Stated goal: Exactly the lines from the start of the data below through the line that contains "0.0886, 0.0808, 0.0775];" are to be copied, with pictures left out.
--*--
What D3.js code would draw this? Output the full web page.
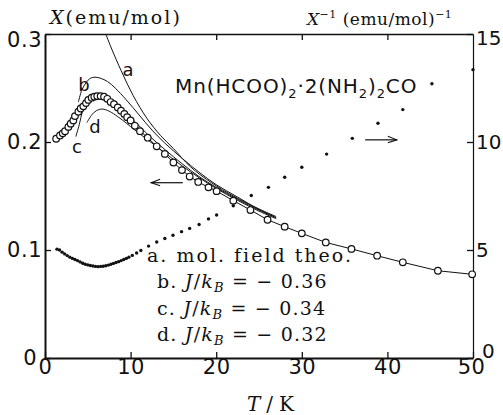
<!DOCTYPE html>
<html>
<head>
<meta charset="utf-8">
<script src="https://d3js.org/d3.v7.min.js"></script>
<style>
  body { margin: 0; background: #fff; }
  svg text { fill: #111; }
</style>
</head>
<body>
<svg id="chart" width="503" height="415"></svg>
<script>
// measured susceptibility (open circles), T in K, chi in emu/mol
var chiT = [1.3, 1.75, 2.07, 2.34, 2.73, 3.0, 3.31, 3.5, 3.9, 4.17, 4.48, 4.79, 5.06, 5.45, 5.76, 6.1, 6.5, 6.9, 7.28, 7.67, 8.06, 8.5, 8.88, 9.27, 9.6, 10.0, 10.5, 11.1, 12.0, 13.05, 14.0, 15.0, 16.0, 16.9, 17.9, 19.1, 20.05, 22.0, 24.0, 26.0, 28.0, 30.0, 32.8, 35.8, 38.8, 41.8, 45.9, 49.9];
var chiV = [0.203, 0.206, 0.208, 0.210, 0.214, 0.217, 0.220, 0.224, 0.228, 0.231, 0.233, 0.236, 0.239, 0.241, 0.242, 0.2425, 0.2425, 0.242, 0.240, 0.237, 0.235, 0.232, 0.229, 0.226, 0.223, 0.220, 0.215, 0.210, 0.204, 0.196, 0.189, 0.181, 0.174, 0.168, 0.163, 0.158, 0.1545, 0.1457, 0.137, 0.128, 0.1216, 0.1154, 0.107, 0.101, 0.0947, 0.0886, 0.0808, 0.0775];

// inverse susceptibility (filled dots), (emu/mol)^-1
var invT = [1.4, 1.7, 2.0, 2.3, 2.6, 2.9, 3.2, 3.5, 3.8, 4.1, 4.4, 4.7, 5.0, 5.3, 5.6, 5.9, 6.2, 6.5, 6.8, 7.1, 7.4, 7.7, 8.0, 8.3, 8.6, 8.9, 9.2, 9.5, 9.8, 10.2, 10.7, 11.2, 12.1, 13.05, 14.0, 14.95, 15.95, 16.9, 18.0, 19.1, 20.05, 22.0, 24.1, 26.1, 28.0, 30.0, 32.9, 35.9, 38.9, 41.8, 45.2, 50.0];
var invV = [5.04, 5.0, 4.9, 4.82, 4.74, 4.67, 4.61, 4.56, 4.51, 4.45, 4.39, 4.34, 4.31, 4.28, 4.26, 4.24, 4.23, 4.24, 4.25, 4.27, 4.3, 4.34, 4.38, 4.42, 4.46, 4.51, 4.56, 4.61, 4.67, 4.75, 4.86, 4.98, 5.18, 5.37, 5.53, 5.68, 5.85, 6.0, 6.18, 6.44, 6.62, 7.05, 7.52, 7.9, 8.37, 8.83, 9.44, 10.17, 10.87, 11.5, 12.7, 13.35];

// calculated curves
var aT = [7.1, 7.8, 8.9, 10.3, 11.9, 13.5, 15, 17, 19.5, 22, 25, 27];
var aV = [0.300, 0.286, 0.266, 0.243, 0.222, 0.206, 0.194, 0.177, 0.162, 0.150, 0.138, 0.131];
var bT = [3.9, 4.3, 4.8, 5.3, 5.85, 6.5, 7.3, 8.2, 9.5, 11, 12.5, 14, 16, 18, 20, 22.5, 25, 27];
var bV = [0.237, 0.248, 0.255, 0.259, 0.260, 0.259, 0.256, 0.250, 0.239, 0.225, 0.211, 0.199, 0.185, 0.172, 0.1605, 0.149, 0.1375, 0.130];
var cT = [3.6, 4.0, 4.4, 4.8, 5.5, 6.3, 7.2, 8.2, 9.3, 10.5, 12, 14, 16, 18, 20, 22.5, 25, 27];
var cV = [0.205, 0.216, 0.229, 0.236, 0.2415, 0.2435, 0.2415, 0.2355, 0.228, 0.219, 0.207, 0.193, 0.180, 0.168, 0.158, 0.147, 0.137, 0.130];
var dT = [4.9, 5.5, 6.0, 6.7, 7.5, 8.5, 9.5, 10.5, 12, 14, 16, 18, 20, 22.5, 25, 27];
var dV = [0.218, 0.2255, 0.229, 0.2305, 0.2285, 0.2235, 0.2175, 0.211, 0.202, 0.190, 0.178, 0.167, 0.157, 0.146, 0.136, 0.129];

var xTicks = [0, 10, 20, 30, 40, 50];
var chiTicks = [0, 0.1, 0.2, 0.3];
var invTicks = [0, 5, 10, 15];

var sans = "'DejaVu Sans', sans-serif";
var serif = "'DejaVu Serif', serif";

var svg = d3.select("#chart");
var plotL = 45, plotR = 473, plotT = 34, plotB = 358;

var x = d3.scaleLinear().domain([0, 50]).range([plotL, plotR]);
var yL = d3.scaleLinear().domain([0, 0.3]).range([plotB, plotT]);
var yR = d3.scaleLinear().domain([0, 15]).range([plotB, plotT]);

function zip(ts, vs) { return ts.map(function (t, i) { return [t, vs[i]]; }); }

// axes, all ticks pointing inward
var gB = svg.append("g").attr("transform", "translate(0," + plotB + ")")
    .call(d3.axisBottom(x).tickValues(xTicks).tickSize(-6).tickSizeOuter(0).tickPadding(1)
        .tickFormat(d3.format("d")));
var gT = svg.append("g").attr("transform", "translate(0," + plotT + ")")
    .call(d3.axisTop(x).tickValues([10, 20, 30, 40]).tickSize(-6).tickSizeOuter(0).tickFormat(""));
var gL = svg.append("g").attr("transform", "translate(" + plotL + ",0)")
    .call(d3.axisLeft(yL).tickValues(chiTicks).tickSize(-6).tickSizeOuter(0).tickPadding(3)
        .tickFormat(function (d) { return d === 0 ? "0" : d3.format(".1f")(d); }));
var gR = svg.append("g").attr("transform", "translate(" + plotR + ",0)")
    .call(d3.axisRight(yR).tickValues(invTicks).tickSize(-6).tickSizeOuter(0).tickPadding(3)
        .tickFormat(d3.format("d")));

[gB, gT, gL].forEach(function (g) {
  g.selectAll("text").style("font-family", sans).style("font-size", "21px")
      .style("letter-spacing", "0.5px").style("fill", "#111");
});
gR.selectAll("text").style("font-family", sans).style("font-size", "20px").style("fill", "#111");
[gB, gT, gL, gR].forEach(function (g) {
  g.selectAll("line").attr("stroke", "#111").attr("stroke-width", 1.3);
  g.select(".domain").attr("stroke", "#111");
});
gB.select(".domain").attr("stroke-width", 2);
gL.select(".domain").attr("stroke-width", 2);
gT.select(".domain").attr("stroke-width", 1.5);
gR.select(".domain").attr("stroke-width", 1.2);
gL.selectAll("text").filter(function (d) { return d === 0; }).attr("x", -8);
gL.selectAll("text").filter(function (d) { return d === 0.3; }).attr("dy", "0.6em");
gR.selectAll("text").filter(function (d) { return d === 0; }).attr("dy", "-0.05em").attr("x", 9);
gR.selectAll("text").filter(function (d) { return d === 15; }).attr("dy", "0.5em");
gB.selectAll("text").filter(function (d) { return d === 50; }).attr("dx", -2);

// axis titles
var tl = svg.append("text").attr("x", 50).attr("y", 24)
    .style("font-family", serif).style("font-size", "19px").style("letter-spacing", "2px");
tl.append("tspan").style("font-style", "italic").text("X");
tl.append("tspan").text("(emu/mol)");

var tr = svg.append("text").attr("x", 307).attr("y", 25)
    .style("font-family", serif).style("font-size", "17px").style("letter-spacing", "0.5px");
tr.append("tspan").style("font-style", "italic").text("X");
tr.append("tspan").attr("dy", -7).style("font-size", "11px").text("−1");
tr.append("tspan").attr("dy", 7).text(" (emu/mol)");
tr.append("tspan").attr("dy", -7).style("font-size", "11px").text("−1");

var tx = svg.append("text").attr("x", 247).attr("y", 411)
    .style("font-family", serif).style("font-size", "20px").style("letter-spacing", "6px");
tx.append("tspan").style("font-style", "italic").text("T");
tx.append("tspan").text("/K");

// calculated curves
var line = d3.line().x(function (d) { return x(d[0]); }).y(function (d) { return yL(d[1]); })
    .curve(d3.curveCatmullRom);
[[aT, aV], [bT, bV], [cT, cV], [dT, dV]].forEach(function (c) {
  svg.append("path").datum(zip(c[0], c[1])).attr("d", line)
      .attr("fill", "none").attr("stroke", "#111").attr("stroke-width", 1);
});

// inverse susceptibility dots
svg.append("g").selectAll("circle").data(zip(invT, invV)).enter().append("circle")
    .attr("cx", function (d) { return x(d[0]); })
    .attr("cy", function (d) { return yR(d[1]); })
    .attr("r", 1.7).attr("fill", "#111");

// measured chi: connecting line and open circles
svg.append("path").datum(zip(chiT, chiV))
    .attr("d", d3.line().x(function (d) { return x(d[0]); }).y(function (d) { return yL(d[1]); }))
    .attr("fill", "none").attr("stroke", "#111").attr("stroke-width", 1);
svg.append("g").selectAll("circle").data(zip(chiT, chiV)).enter().append("circle")
    .attr("cx", function (d) { return x(d[0]); })
    .attr("cy", function (d) { return yL(d[1]); })
    .attr("r", 3.3).attr("fill", "#fff").attr("stroke", "#111").attr("stroke-width", 1.2);

// curve letters
var letters = [["a", 9.7, 0.261], ["b", 4.55, 0.247], ["c", 3.74, 0.19], ["d", 5.84, 0.2083]];
svg.append("g").selectAll("text").data(letters).enter().append("text")
    .attr("x", function (d) { return x(d[1]); })
    .attr("y", function (d) { return yL(d[2]); })
    .attr("text-anchor", "middle")
    .style("font-family", sans).style("font-size", "18px")
    .text(function (d) { return d[0]; });

// compound formula
var f = svg.append("text").attr("x", 175).attr("y", 93)
    .style("font-family", sans).style("font-size", "20px").style("letter-spacing", "0.9px");
f.append("tspan").text("Mn(HCOO)");
f.append("tspan").attr("dy", 5).style("font-size", "13px").text("2");
f.append("tspan").attr("dy", -5).text("·2(NH");
f.append("tspan").attr("dy", 5).style("font-size", "13px").text("2");
f.append("tspan").attr("dy", -5).text(")");
f.append("tspan").attr("dy", 5).style("font-size", "13px").text("2");
f.append("tspan").attr("dy", -5).text("CO");

// arrows pointing to the relevant axis
function arrow(x1, x2, yy) {
  var dir = x2 > x1 ? 1 : -1;
  svg.append("line").attr("x1", x1).attr("x2", x2).attr("y1", yy).attr("y2", yy)
      .attr("stroke", "#111").attr("stroke-width", 1.2);
  svg.append("path")
      .attr("d", "M" + (x2 - dir * 9) + "," + (yy - 3.5) + "L" + x2 + "," + yy + "L" + (x2 - dir * 9) + "," + (yy + 3))
      .attr("fill", "none").attr("stroke", "#111").attr("stroke-width", 1.1);
}
arrow(x(16.1), x(12.4), yL(0.1623));
arrow(x(37.4), x(41.1), yR(10.1));

// legend
var legend = [["a.", null, "mol. field theo."], ["b.", "0.36"], ["c.", "0.34"], ["d.", "0.32"]];
legend.forEach(function (l, i) {
  var t = svg.append("text").attr("x", i === 0 ? 147 : 157).attr("y", 262 + i * 26.3)
      .style("font-family", serif).style("font-size", "19px")
      .style("letter-spacing", i === 0 ? "2px" : "1.2px");
  t.append("tspan").text(l[0] + " ");
  if (l[1] === null) {
    t.append("tspan").text(l[2]);
  } else {
    t.append("tspan").style("font-style", "italic").text(" J");
    t.append("tspan").text("/");
    t.append("tspan").style("font-style", "italic").text("k");
    t.append("tspan").attr("dy", 4).style("font-style", "italic").style("font-size", "13px").text("B");
    t.append("tspan").attr("dy", -4).text(" =  − " + l[1]);
  }
});
</script>
</body>
</html>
--*--
Full output:
What D3.js code would draw this? Output the full web page.
<!DOCTYPE html>
<html>
<head>
<meta charset="utf-8">
<script src="https://d3js.org/d3.v7.min.js"></script>
<style>
  body { margin: 0; background: #fff; }
  svg text { fill: #111; }
</style>
</head>
<body>
<svg id="chart" width="503" height="415"></svg>
<script>
// measured susceptibility (open circles), T in K, chi in emu/mol
var chiT = [1.3, 1.75, 2.07, 2.34, 2.73, 3.0, 3.31, 3.5, 3.9, 4.17, 4.48, 4.79, 5.06, 5.45, 5.76, 6.1, 6.5, 6.9, 7.28, 7.67, 8.06, 8.5, 8.88, 9.27, 9.6, 10.0, 10.5, 11.1, 12.0, 13.05, 14.0, 15.0, 16.0, 16.9, 17.9, 19.1, 20.05, 22.0, 24.0, 26.0, 28.0, 30.0, 32.8, 35.8, 38.8, 41.8, 45.9, 49.9];
var chiV = [0.203, 0.206, 0.208, 0.210, 0.214, 0.217, 0.220, 0.224, 0.228, 0.231, 0.233, 0.236, 0.239, 0.241, 0.242, 0.2425, 0.2425, 0.242, 0.240, 0.237, 0.235, 0.232, 0.229, 0.226, 0.223, 0.220, 0.215, 0.210, 0.204, 0.196, 0.189, 0.181, 0.174, 0.168, 0.163, 0.158, 0.1545, 0.1457, 0.137, 0.128, 0.1216, 0.1154, 0.107, 0.101, 0.0947, 0.0886, 0.0808, 0.0775];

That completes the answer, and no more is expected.